При том, что Муравьев торопил гражданскую войну, пролил кровь, и не только собственную… Но и Христос своей проповедью спровоцировал гибель многих своих последователей. Для Толстого и Эйдельмана великий постулат «Душу свою за други своя» оказывается превыше всего прочего.
Идея «новой святости» доведена до апогея в «Эфирной поступи». Александр Одоевский, молодой, бесшабашный, готовый в канун восстания умереть и убивать, жалко каявшийся на следствии, но из Сибири написавший знаменитое послание Пушкину – манифест непримиримости, наверняка совершенно искренний, в ссылке и на Кавказе поднявшийся до истинно христианского просветления, оказывается для Эйдельмана тем самым «новым типом святого»:
«…Ценою карьеры, здоровья, жизни, ценою тяжких спадов и новых взлетов – он выработал столь неповторимо тихий, светлый дух, такую необыкновенную личность… Память Одоевского странным светом, “легким паром вечерних облаков” засветилась над Россией. Частицею “тихого пламени” попала в лучшие умы и сердца, которые стали оттого умнее, добрее».

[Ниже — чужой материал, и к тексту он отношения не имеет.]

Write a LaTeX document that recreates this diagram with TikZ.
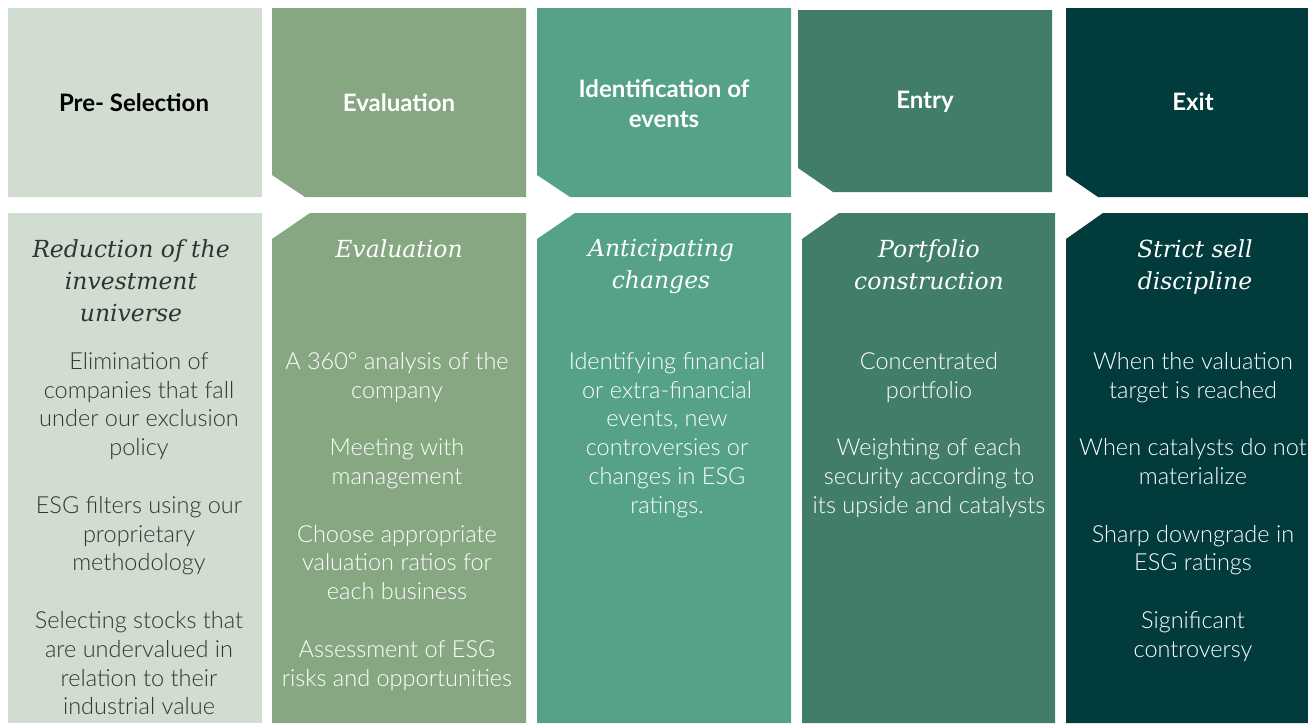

Знавший Одоевского на Кавказе юный Огарев вынес из этого общения великий урок –
«не ожесточиться, не зачерстветь в борьбе; остаться хорошим, свободным человеком, иначе – не стоит, да и нельзя бороться!»
Так этот урок сформулирован Эйдельманом.
И здесь мы подходим к еще одному существеннейшему аспекту нашего сюжета.

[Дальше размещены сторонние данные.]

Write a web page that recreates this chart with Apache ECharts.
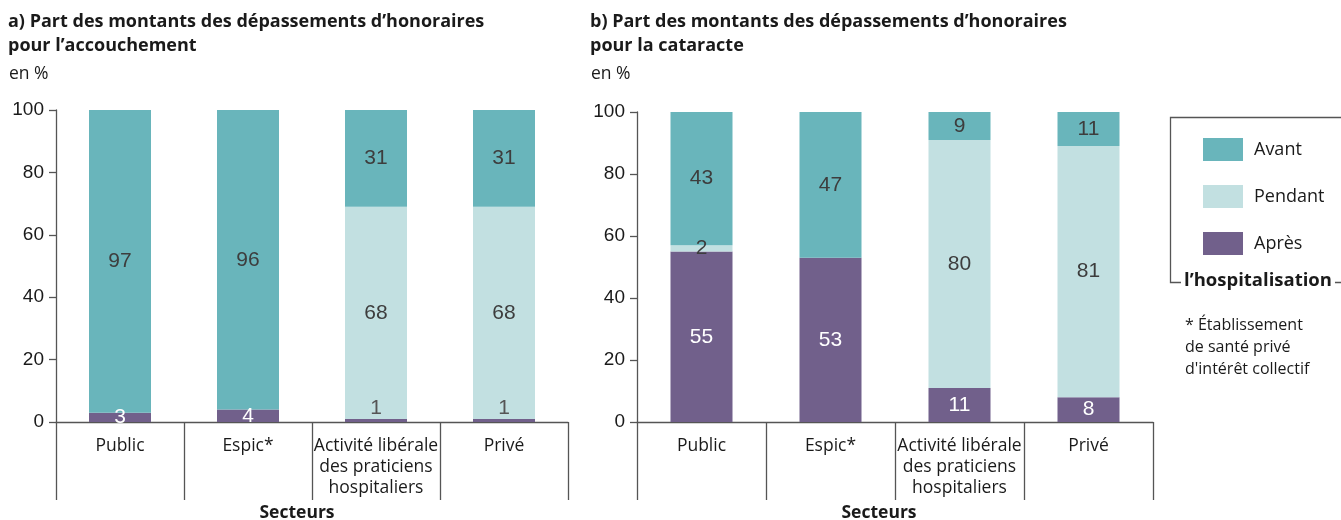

Отчего Эйдельман, пристально изучавший русское освободительное движение, так явно отдавал предпочтение декабристам перед народовольцами? Ведь и там, и там насилие было вынужденным. Упрямая власть в лице либерального Александра I вытолкнула лояльных реформаторов в радикализм, заставила их выбрать военный переворот как единственное средство реализации реформистских идей. Не менее упрямая власть в лице либерального Александра II и его советников ожесточила мирных народников-пропагандистов, приведя их к мысли о терроре как единственном средстве защиты от несправедливости. И там, и там силен мотив жертвенности. Причем у народовольцев он интенсивнее, чем у декабристов. В чем же дело?
Разумеется, были чисто человеческие и, скажем так, культурно-эстетические предпочтения: высокий интеллектуализм декабристских лидеров, их установка на «благородство» – важнейший элемент «пушкинской эстетики» поведения, основанной на понятии чести, были ближе Эйдельману, чем угрюмый революционный демократизм героического и безжалостного Исполнительного Комитета «Народной воли».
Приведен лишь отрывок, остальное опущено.